In spring, these two zones both fling chunks of weather our way. That’s not a particularly meteorological turn of phrase, but you get the idea. And if you don’t, the weather map above illustrates it really clearly.

It’s the map from Wednesday afternoon. To read it like an absolute champion, you need just one factoid. Memorise this and be weather wise forever. Air moves anti-clockwise around a high pressure system. That’s it. That’s all you need to know.

So if you look at the big H in the ocean way west of Perth, and if you then trace your finger around it, you can see that the air approaching Adelaide has come from waaaay down south in Antarctic waters. That’s why Adelaide was 31 degrees at 9 in the morning on Wednesday with bushfires in the region, but had cooled to 21 degrees by 4pm -- which is usually the heat of the day.

The cold air reached Melbourne on Thursday after a day in the mid 30s Wednesday. It’s going to be so cold that there may even be a sprinkling of snow on the peaks of the Victorian Alps. Sydney will cop cold air on Friday after a scorching 38 degrees forecast for Thursday. But again, this is normal. It’s all part of the temperate zone dance.

As mentioned, however, there are two other reasons why spring weather in the southern half of Australia is so volatile.

The Huffington Post Australia contacted Dr Karl Braganza, climate monitoring manager at the Bureau of Meteorology, who in our opinion is definitely one of the top two Dr Karls in Australia. Here’s what he told us.

“Most of the Australian population centres are along the coast," he told HuffPost Australia.

"That means the prevailing wind can make a massive difference from one hour to the next."

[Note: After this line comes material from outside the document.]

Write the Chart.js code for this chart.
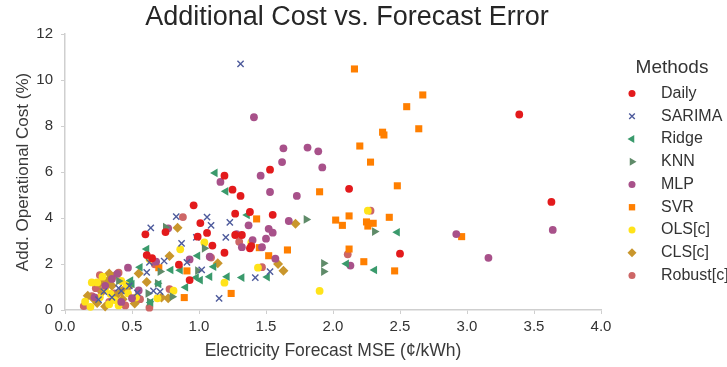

And from one day to the next, as we all know.

And the final reason for huge day-to-day and even hour-to-hour discrepancies? It’s the incredibly rapid movement of weather systems across southern Australia, which happens because we don’t have much in the way of mountains to stall them.

“In North America for example, you have the Rocky Mountains to the west of the east coast, which means weather systems tend to stay for longer over one side of the country," Dr Karl explained.

"In Australia you don’t have the topography so they move through a little quicker and change a lot more.”

In summary, it’s boiling hot one day and bloody freezing the next because:

1. We live in the mid latitudes;

2. Our coastal cities have big weather fluctuations due to localized sea breezes;

3. There are no proper mountains in the way to slow weather systems down;

4. This is normal spring. Nothing to see here. The weather is not broken, even if it definitely feels that way;

5. We have no idea what you should wear tonight. But take a cardigan just in case. Who doesn't look good in a cardigan?